— JOB —
Give again, verbatim, the lines between the line that contains "TypeScript and D3.js." and the line that contains "const labelRadii = [0.596, 0.672];", counting both ends. Pictures are excluded from the copy.

— MATERIALS PROVIDED —
= = = = =
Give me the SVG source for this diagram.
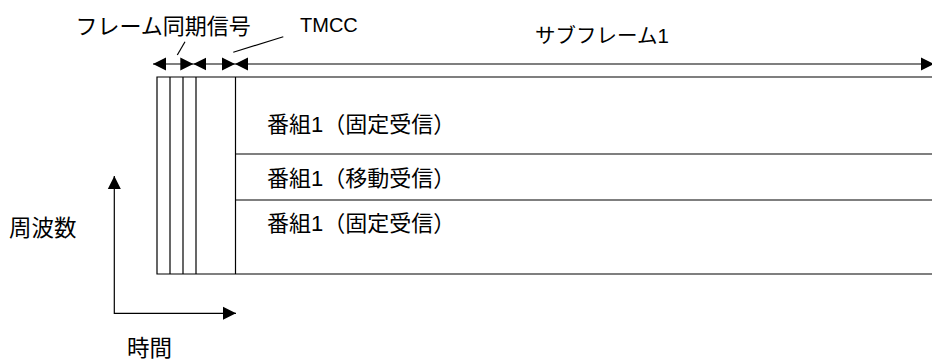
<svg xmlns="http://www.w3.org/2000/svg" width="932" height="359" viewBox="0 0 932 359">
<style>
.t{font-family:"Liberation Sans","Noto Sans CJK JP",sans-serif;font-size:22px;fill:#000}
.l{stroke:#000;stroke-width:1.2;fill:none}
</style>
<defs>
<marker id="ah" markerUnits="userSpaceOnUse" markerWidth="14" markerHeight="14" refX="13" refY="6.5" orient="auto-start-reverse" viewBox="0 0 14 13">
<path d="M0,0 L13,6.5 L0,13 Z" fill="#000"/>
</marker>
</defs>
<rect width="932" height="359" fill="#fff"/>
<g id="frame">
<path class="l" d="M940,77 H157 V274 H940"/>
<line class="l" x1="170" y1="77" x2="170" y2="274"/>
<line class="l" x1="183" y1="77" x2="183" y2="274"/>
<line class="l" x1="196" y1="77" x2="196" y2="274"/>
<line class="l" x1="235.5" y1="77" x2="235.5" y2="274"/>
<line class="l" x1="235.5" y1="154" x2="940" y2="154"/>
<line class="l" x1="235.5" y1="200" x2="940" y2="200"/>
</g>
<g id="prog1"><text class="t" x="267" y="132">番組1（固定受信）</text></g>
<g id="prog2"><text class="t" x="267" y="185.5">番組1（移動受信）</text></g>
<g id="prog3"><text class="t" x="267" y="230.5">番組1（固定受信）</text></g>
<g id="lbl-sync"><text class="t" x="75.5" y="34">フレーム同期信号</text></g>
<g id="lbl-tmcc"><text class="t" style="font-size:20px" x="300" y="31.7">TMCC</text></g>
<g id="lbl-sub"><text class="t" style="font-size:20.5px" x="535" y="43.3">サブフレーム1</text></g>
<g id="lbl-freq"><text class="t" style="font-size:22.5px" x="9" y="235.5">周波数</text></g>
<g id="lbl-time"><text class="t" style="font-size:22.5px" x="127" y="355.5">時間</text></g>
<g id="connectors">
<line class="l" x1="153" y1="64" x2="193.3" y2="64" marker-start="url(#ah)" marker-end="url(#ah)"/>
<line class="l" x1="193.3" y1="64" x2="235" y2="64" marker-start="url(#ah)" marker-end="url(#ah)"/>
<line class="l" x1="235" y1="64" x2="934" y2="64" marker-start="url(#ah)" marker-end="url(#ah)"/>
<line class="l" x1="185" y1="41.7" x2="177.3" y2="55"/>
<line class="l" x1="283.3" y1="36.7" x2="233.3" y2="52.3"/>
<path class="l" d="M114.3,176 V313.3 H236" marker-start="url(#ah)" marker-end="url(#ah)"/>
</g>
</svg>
= = = = =
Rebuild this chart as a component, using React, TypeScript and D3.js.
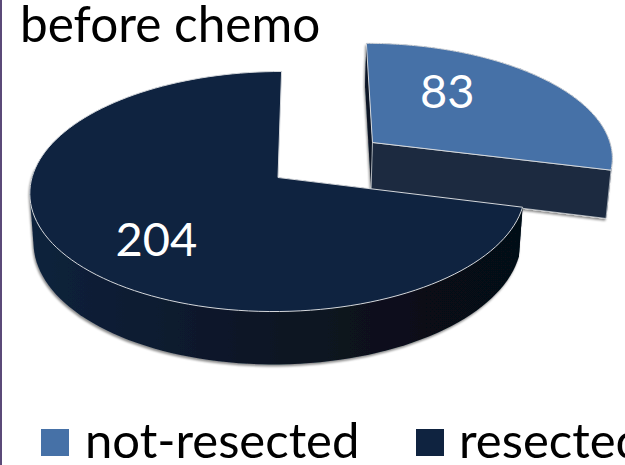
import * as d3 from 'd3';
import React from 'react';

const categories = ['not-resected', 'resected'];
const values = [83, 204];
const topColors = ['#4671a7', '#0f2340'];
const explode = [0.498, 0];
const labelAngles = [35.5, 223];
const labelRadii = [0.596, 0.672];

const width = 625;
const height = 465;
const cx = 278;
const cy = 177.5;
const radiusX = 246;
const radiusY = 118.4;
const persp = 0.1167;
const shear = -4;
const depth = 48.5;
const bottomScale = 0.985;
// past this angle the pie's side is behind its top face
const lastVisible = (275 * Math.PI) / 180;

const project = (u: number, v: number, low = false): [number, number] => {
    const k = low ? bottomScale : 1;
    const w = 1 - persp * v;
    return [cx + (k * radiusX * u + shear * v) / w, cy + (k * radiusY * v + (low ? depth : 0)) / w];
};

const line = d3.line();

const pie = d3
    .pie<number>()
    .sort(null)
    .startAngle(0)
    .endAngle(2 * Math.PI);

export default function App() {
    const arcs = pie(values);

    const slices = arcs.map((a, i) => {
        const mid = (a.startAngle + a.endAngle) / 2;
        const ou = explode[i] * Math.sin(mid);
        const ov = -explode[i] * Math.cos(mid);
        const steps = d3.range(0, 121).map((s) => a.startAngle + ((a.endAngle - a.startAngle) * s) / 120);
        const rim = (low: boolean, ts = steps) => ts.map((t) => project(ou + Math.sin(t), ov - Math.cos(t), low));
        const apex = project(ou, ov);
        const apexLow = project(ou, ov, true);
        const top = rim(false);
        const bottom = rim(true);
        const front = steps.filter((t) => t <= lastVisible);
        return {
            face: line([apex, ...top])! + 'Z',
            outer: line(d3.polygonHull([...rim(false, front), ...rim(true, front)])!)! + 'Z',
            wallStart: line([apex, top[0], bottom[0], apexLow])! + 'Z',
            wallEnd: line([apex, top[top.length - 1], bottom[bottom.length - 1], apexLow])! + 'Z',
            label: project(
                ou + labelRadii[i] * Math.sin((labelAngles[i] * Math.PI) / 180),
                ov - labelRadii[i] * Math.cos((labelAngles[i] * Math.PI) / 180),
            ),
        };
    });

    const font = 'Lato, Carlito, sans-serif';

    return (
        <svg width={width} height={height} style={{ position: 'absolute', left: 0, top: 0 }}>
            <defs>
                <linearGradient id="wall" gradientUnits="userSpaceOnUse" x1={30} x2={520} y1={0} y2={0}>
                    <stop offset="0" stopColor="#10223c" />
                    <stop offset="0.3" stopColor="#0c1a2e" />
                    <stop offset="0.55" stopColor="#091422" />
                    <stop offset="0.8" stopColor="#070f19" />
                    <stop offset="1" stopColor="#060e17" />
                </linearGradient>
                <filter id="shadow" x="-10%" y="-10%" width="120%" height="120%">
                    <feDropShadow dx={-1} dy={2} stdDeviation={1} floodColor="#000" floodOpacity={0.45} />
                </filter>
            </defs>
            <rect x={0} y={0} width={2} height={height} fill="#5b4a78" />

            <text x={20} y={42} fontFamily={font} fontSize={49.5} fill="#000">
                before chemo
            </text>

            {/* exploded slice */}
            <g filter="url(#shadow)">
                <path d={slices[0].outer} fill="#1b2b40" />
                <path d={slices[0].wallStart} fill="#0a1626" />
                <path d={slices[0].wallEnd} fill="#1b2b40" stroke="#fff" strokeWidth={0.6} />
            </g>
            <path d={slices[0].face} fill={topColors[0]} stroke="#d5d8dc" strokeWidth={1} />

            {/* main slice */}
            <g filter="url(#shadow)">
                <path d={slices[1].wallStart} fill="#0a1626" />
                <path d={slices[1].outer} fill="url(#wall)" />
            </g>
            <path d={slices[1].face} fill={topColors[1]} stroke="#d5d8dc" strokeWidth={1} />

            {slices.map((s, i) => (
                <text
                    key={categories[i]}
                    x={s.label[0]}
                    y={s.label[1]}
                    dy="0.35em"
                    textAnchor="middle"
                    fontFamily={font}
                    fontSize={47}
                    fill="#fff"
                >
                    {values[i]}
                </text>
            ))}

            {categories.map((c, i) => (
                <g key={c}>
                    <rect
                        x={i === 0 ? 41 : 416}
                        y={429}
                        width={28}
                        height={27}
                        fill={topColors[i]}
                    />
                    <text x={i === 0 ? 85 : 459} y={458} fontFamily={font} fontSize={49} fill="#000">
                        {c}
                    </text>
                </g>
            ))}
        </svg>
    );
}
= = = = =
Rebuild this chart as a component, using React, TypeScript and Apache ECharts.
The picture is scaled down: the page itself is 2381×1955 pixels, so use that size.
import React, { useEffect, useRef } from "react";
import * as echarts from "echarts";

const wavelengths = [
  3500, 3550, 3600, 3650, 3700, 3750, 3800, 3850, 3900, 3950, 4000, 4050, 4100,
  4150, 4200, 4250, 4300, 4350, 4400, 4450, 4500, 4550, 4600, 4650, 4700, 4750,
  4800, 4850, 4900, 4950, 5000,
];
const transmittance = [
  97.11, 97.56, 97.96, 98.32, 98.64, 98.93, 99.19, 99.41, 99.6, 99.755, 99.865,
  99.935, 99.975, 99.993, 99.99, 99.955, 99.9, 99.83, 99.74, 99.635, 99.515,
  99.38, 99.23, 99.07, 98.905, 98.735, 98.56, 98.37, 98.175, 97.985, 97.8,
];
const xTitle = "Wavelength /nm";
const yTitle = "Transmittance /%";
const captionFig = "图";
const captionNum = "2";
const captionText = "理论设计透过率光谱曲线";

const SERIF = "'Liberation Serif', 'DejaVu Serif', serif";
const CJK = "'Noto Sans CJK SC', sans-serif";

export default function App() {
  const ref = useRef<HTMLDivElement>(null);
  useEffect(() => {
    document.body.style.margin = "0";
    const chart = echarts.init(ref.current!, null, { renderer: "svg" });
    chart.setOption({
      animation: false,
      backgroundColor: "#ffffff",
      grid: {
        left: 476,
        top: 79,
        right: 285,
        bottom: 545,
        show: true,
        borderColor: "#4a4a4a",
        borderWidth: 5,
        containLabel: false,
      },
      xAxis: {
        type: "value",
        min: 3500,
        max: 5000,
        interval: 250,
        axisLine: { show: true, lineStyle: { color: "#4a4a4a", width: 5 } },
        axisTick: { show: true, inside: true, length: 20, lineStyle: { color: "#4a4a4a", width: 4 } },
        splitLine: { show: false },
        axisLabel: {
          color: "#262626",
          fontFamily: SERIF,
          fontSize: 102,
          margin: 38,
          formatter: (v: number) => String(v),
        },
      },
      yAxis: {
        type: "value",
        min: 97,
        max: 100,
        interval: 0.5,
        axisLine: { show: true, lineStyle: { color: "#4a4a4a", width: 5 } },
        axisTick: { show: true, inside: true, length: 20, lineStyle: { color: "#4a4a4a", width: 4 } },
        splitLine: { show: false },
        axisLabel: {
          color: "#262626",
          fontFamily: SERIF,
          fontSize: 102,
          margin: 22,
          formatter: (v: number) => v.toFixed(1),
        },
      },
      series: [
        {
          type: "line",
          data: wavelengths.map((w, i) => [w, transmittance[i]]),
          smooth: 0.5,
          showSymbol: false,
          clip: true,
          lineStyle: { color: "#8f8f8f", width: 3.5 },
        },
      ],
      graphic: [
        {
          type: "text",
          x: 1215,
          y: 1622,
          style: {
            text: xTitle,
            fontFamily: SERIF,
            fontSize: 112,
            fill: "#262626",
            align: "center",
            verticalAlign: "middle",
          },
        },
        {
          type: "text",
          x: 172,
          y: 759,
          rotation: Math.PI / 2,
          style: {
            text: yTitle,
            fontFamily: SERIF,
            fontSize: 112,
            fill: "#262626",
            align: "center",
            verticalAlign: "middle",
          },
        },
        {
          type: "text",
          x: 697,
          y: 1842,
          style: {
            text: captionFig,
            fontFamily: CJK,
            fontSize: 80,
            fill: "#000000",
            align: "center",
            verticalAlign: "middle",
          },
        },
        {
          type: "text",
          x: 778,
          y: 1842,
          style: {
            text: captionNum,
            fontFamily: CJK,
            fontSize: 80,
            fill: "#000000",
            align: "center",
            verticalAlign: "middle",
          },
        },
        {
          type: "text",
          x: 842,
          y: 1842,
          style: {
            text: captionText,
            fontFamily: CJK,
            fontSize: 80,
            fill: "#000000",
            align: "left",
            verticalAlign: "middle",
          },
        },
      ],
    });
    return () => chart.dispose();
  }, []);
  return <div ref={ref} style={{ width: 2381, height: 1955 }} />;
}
= = = = =
— RESPONSE TO THE TASK —
Rebuild this chart as a component, using React, TypeScript and D3.js.
import * as d3 from 'd3';
import React from 'react';

const categories = ['not-resected', 'resected'];
const values = [83, 204];
const topColors = ['#4671a7', '#0f2340'];
const explode = [0.498, 0];
const labelAngles = [35.5, 223];
const labelRadii = [0.596, 0.672];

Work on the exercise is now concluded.